The share who say Trump used his office improperly to gain political advantage against a potential 2020 opponent in his interactions with the President of Ukraine stands at 49%, about the same as in the September CNN poll.

The good news for Trump: At the same time, more now say Trump did not use the presidency improperly (43%, up from 39%), as the share who are undecided on the question dipped. That shift was largely driven by a 16-point increase in the share of Republicans who say Trump didn’t improperly use the presidency (from 71% to 87%).

Trump’s version of history is getting more perverted

It feels like Trump is invoking history, and trying to define his place in it, more and more. He’s placing himself alongside the titans of US history one day and comparing himself to the marginalized victims of the country’s collective sins the next.

His view of injustice

Trump feels like impeachment equals injustice, so hours after comparing himself to the greatest presidents, he said the effort to end his presidency is like a “lynching,” an incorrect and supremely insensitive historical comparison.

The word lynching, given its history, should be repulsive to anyone.

But it’s the word impeachment that repulses Trump, as he said on Fox News, when he told his friend Sean Hannity he should sue Democrats over their impeachment efforts.

His view of presidents

Of all the presidents to put on a pedestal, Trump chose the one that his predecessor, the first black man to hold the job, was trying to take off the $20 bill.

But now Trump has grander vision. He repeatedly put himself alongside George Washington before a Cabinet meeting Monday, and, later that day, compared himself to Abraham Lincoln, in an amazing interview with Fox News.

I wrote more about this Tuesday. So did CNN’s Brandon Tensley, who ties together Trump’s “witch hunt” claims with Tuesday’s lynching reference.

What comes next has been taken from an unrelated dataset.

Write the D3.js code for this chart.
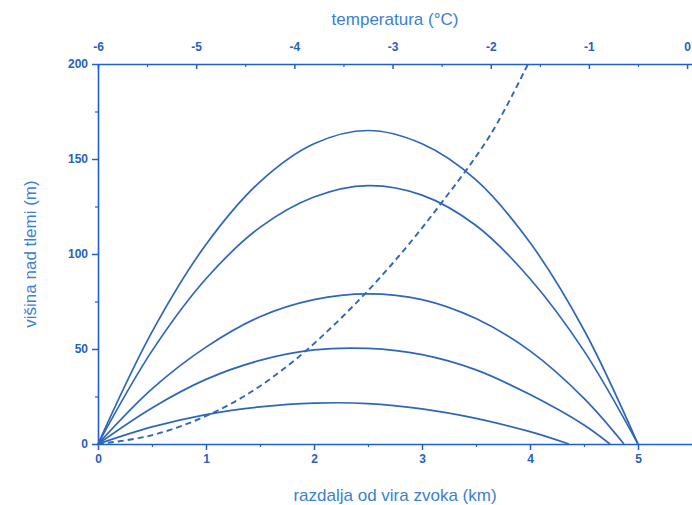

McConnell doesn’t recall telling Trump the Ukraine call was perfect

Earlier this month, Trump said the Senate majority leader, his protector in case of a Senate impeachment trial, had told him that the July 25 call where Trump pressured the Ukrainian President was “perfect.” It was notable since “perfect” is the way Trump has repeatedly described the call for which Democrats want to impeach him.

But it turns out McConnell doesn’t think the call was perfect. Or rather, he doesn’t recall telling Trump it was.

“We have not had any conversations on this subject,” McConnell told reporters Tuesday, according to The Hill.

Asked if Trump was lying, McConnell didn’t say no.

“You’d have to ask him. I don’t recall any conversations with the President about that phone call,” McConnell said.

Coming Wednesday

Testimony – After much testimony from the State Department, on Wednesday a Pentagon official, Laura Cooper, will have a turn. She’ll be asked how and when and why the aid to Ukraine was frozen by the Trump administration.

Arraignment – The Soviet-born Americans who made introductions for Rudy Giuliani with Ukrainian officials have a scheduled appointment with the Southern District of New York in Manhattan.

Impeachment Watch Podcast

CNN political director David Chalian gets a GOP point of view from former Republican National Committee Chief of Staff Mike Shields. Plus, CNN senior Washington correspondent Jeff Zeleny talks through the impeachment headlines of the day, including the testimony of the de facto US ambassador to Ukraine, Bill Taylor. Listen here.

What are we doing here?

The President has invited foreign powers to interfere in the US presidential election.

Democrats want to impeach him for it.